Funding the arts in America should be a national priority. Bolstering national commitment to the arts will renew America's competitive edge, and have a far-reaching influence on strategic issues of domestic and international security.
President Obama, worried that Singapore or Korea may be incubating the next Steve Jobs, wants to put more math and science teachers in classrooms. Just teaching more math and science, however, doesn't produce brilliant scientists and engineers -- you can't ignite the spark of innovation if the pilot light of creativity isn't lit. A growing body of research connects the practice of arts and music to the essential skills, values and discipline exhibited by great inventors and innovators: "The arts may not be rocket science; but they make rocket science possible."
Today, what distinguishes the Singaporeans and Koreans is their ability to reverse-engineer products and processes, whereas Americans still excel at product concept and design. 'Thinking outside the box,' the ability to tackle challenges from new and unconventional angles, is still considered a uniquely American trait. This is what the arts teach us: to illuminate the human condition, to think in metaphors, to express ideas in thought-provoking ways, to imagine something better -- which is how one moves the world forward.
In 2008, then-Senator Obama argued powerfully for reinvestment in arts education, a platform reinforced by a 2011 White House policy paper. Since then, he has backed off, forced to tighten the nation's belt after bailing out banks that were too big to fail and companies that made cars no one wanted to buy, staying up at night worrying about how to pay for 2,456 of those sexy Lockheed Martin F-35 stealth fighter jets at a price tag of close to $400 billion.
A dysfunctional Congress has been busy rearranging deck chairs on the Titanic, chipping away at the NEA budget from a high of $176 million in 1992 to a pitiful $146 million today, less than 50¢ per person. Meanwhile Europe averages $8-$9 per person, even after deep arts budget cuts in countries like the U.K. and Spain. The astute German Culture Minister, Bernd Neumann, calls his country's 5.1% increase in its arts funding commitment "a significant investment in the future of our country," not a "subsidy."
In dire economic times, the arts serve an even more critical function than in times of prosperity. Venezuela has made a massive investment in El Sistema, a network of orchestras which target social change through classical music education for nearly half a million of the nation's underprivileged children. This is not a cultural policy, but a highly targeted national security strategy to keep disadvantaged, at-risk youth off the streets and out of the correctional system, to give them a sense of what discipline and dedication to a higher ideal can achieve.
In America, where the prison population has tripled in 20 years, with 1 out of every 99 adults currently behind bars, and the costs of incarceration estimated at $74 billion in 2011, policy-makers must start implementing arts training as a preventive strategy. One study concludes that at-risk teenagers "who have a history of in-depth arts involvement show better academic outcomes... demonstrate higher rates of college enrollment and attainment... are more likely to show civic-minded behavior than young adults who did not."

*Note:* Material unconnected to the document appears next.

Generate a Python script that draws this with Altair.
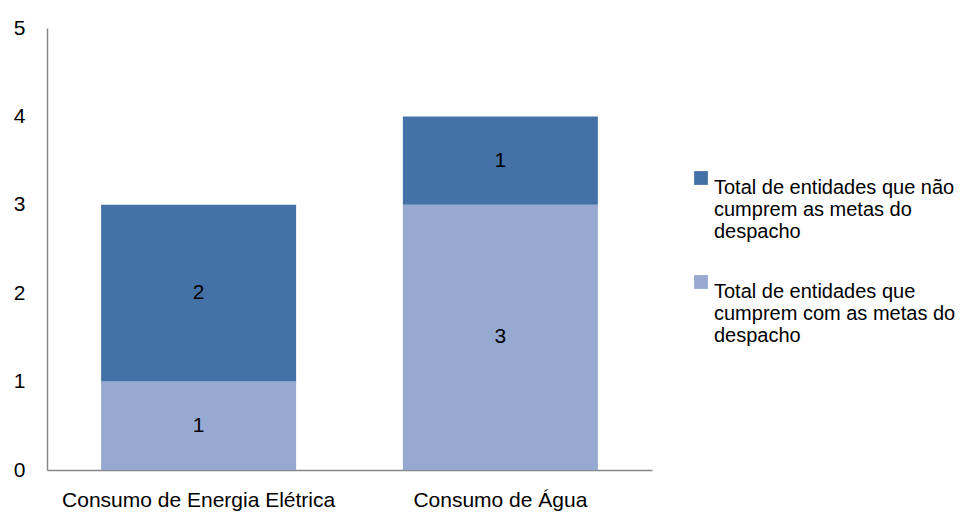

Few arts companies today have the bandwidth to tackle this challenge. The tiny but feisty New York Theatre Ballet, boxing way above its weight class, is one of few that do, with an innovative outreach program called LIFT.
Detractors may argue that the private sector does a more effective job of funding the arts than the federal government. However, as we have seen many times over, private patronage is often little more than self-gratification; art that is paid for by billionaires and private corporations usually -- and not unreasonably -- reflects their narrow priorities and aspirations, not the larger community's. When the New York State Theater must give up its perfectly good name to be rechristened the David H. Koch Theater, and when John Fry can fly in a foreign ballet star to partner his girlfriend at Ballet San Jose because his donations eclipse everyone else's, it's clear that private arts funding is no longer serving a broad public purpose.
Private philanthropy is also much more volatile than government funding, as evidenced by the withering of private grant and foundation funding during the recent economic crises. Arts institutions cannot develop programs and nurture artistic talent if donations fluctuate year-to-year according to the whims and fortunes of their individual and corporate donors. Two of America's most talented and prolific modern dance choreographers, Mark Morris and William Forsythe, were nurtured early on by European dance companies who gave them the multi-year funding and infrastructure -- and opportunities to fail -- that they would never have received in America.
As you Peter Orszag-types tot up the costs of funding LIFT and El Sistema programs across the nation, let me point out that cutting just one F-35 from the defense budget would double the NEA budget, leaving Mr. Panetta with 2,455 more. Further reallocating a tiny portion of the defense budget to fund tours for American performing arts companies to strategically important countries makes them a potent weapon in the battle to win hearts and minds -- a strategy employed very successfully after World War II. After all, this is a national security issue, not cultural policy.